Critics charged with the divine headache of describing Adaptation, in all its twisted magnificence, should find it appropriate that the story concentrates on the paralysis of writer's block, brought on by the impossible urge to say everything. The sophomore collaboration between screenwriter Charlie Kaufman and director Spike Jonze is so drenched with unorthodox ideas, yet so fundamentally accessible, that it actually outdoes the groundbreaking Being John Malkovich in existential pretzel logic, while remaining digestible to a middle-brow audience. Kaufman's real-life struggles adapting Susan Orlean's The Orchid Thief get brilliantly expanded into a self-reflexive narrative of sublime originality, in which screenwriter, author and muse become intertwined, and such rich topics as artistic integrity, social awkwardness and sibling rivalry get teased and prodded. Not only has Kaufman written himself into the proceedings, but in Nicolas Cage, he's found an exquisite choice to interpret himself and his twin brother -- an imaginary character given "real" life by receiving a screenwriting credit. Sweating, stammering, lowering his eyes, and imploding in a crisis of relevance -- then doing just the opposite as Donald -- Cage kicks his own career out of neutral, at least briefly exchanging the hunt for ever-bigger paychecks with work that truly matters. Although the stories of Orlean (Meryl Streep) and John Laroche (Chris Cooper) both carry a vital urgency, this is Kaufman's film, full of the anxieties of a kinky-haired shlub whose overactive imagination is both his meal ticket and his curse. Inasmuch as it eventually imitates the very story structure it abhors, Adaptation is the rare film that both attacks and revels in the humbling, soul-crushing yet exhilarating mechanics of Hollywood moviemaking. 

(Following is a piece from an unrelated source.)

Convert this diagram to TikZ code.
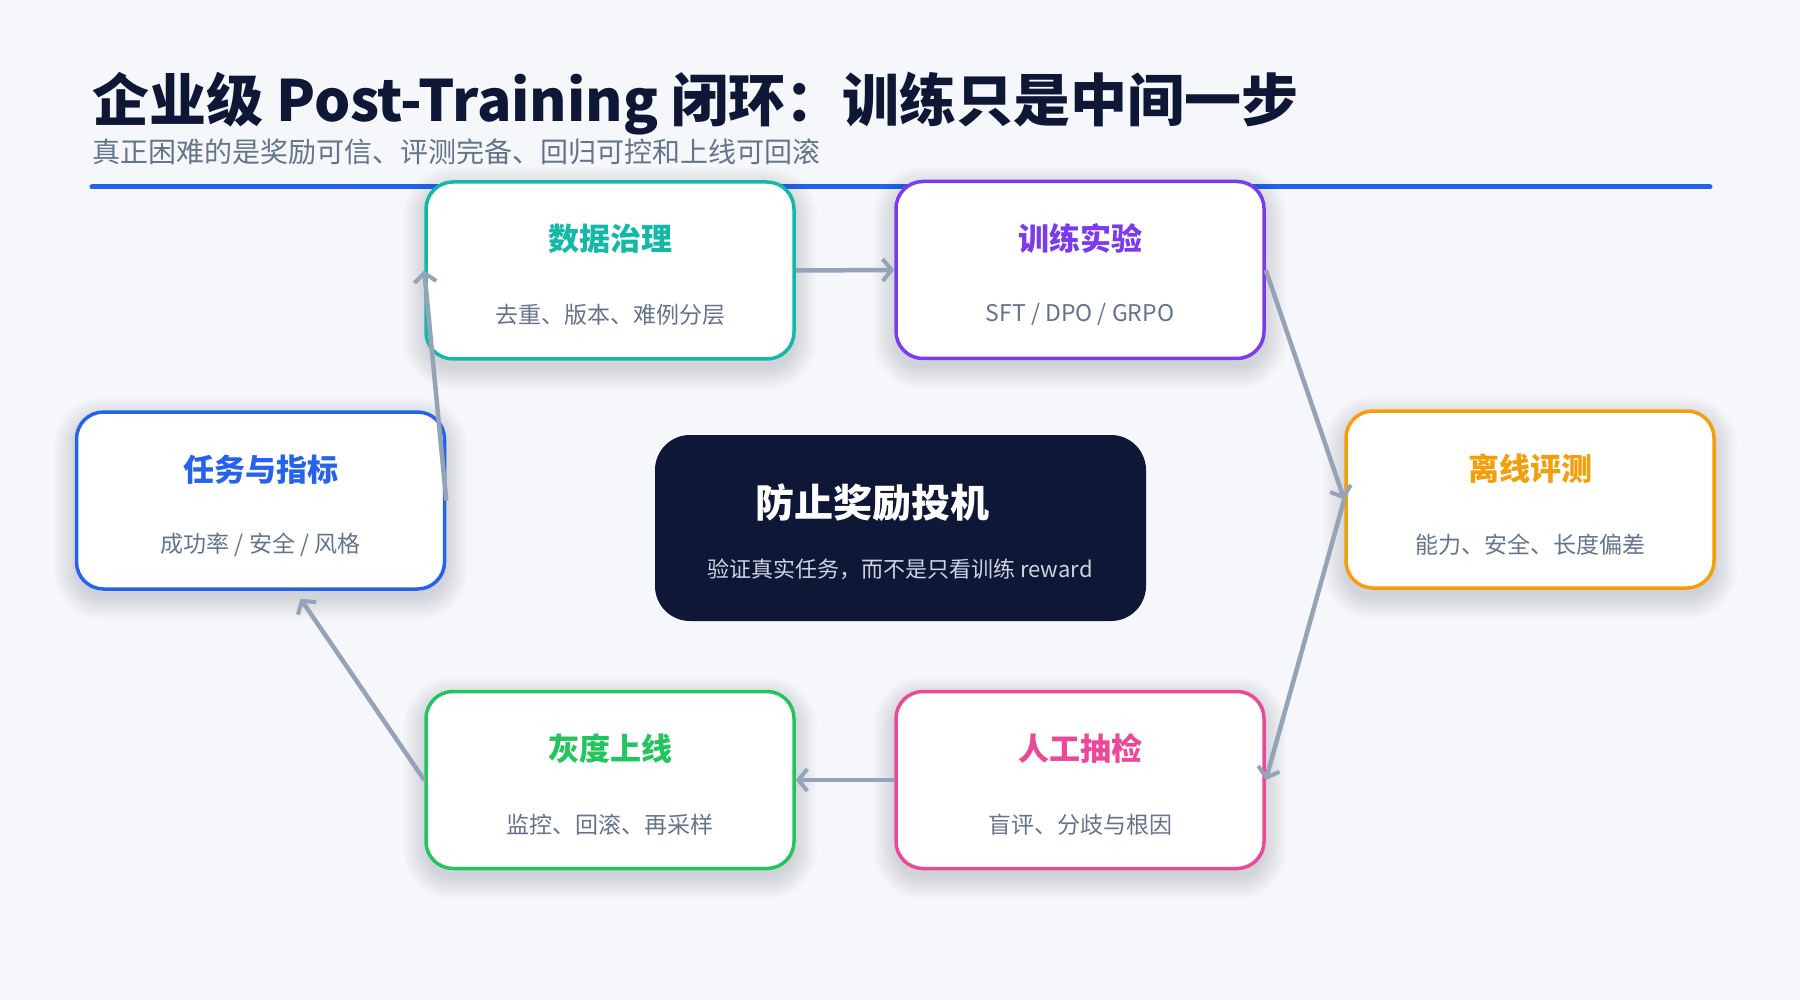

I did have a few new observations on this, my third viewing and first in about three years, but I don't have the time to get into them now -- nor, as described previously, quite the mental acuity. Let's just say that it still fills me with a sense of awe over its narrative audacity, and how well its many ideas cohere into something truly sublime.

Now it just remains to be seen how many more movies we can squeeze in between now and when our new DirecTV receiver arrives, which they tell me will be in three business days.

You know, I wouldn't mind if it were four.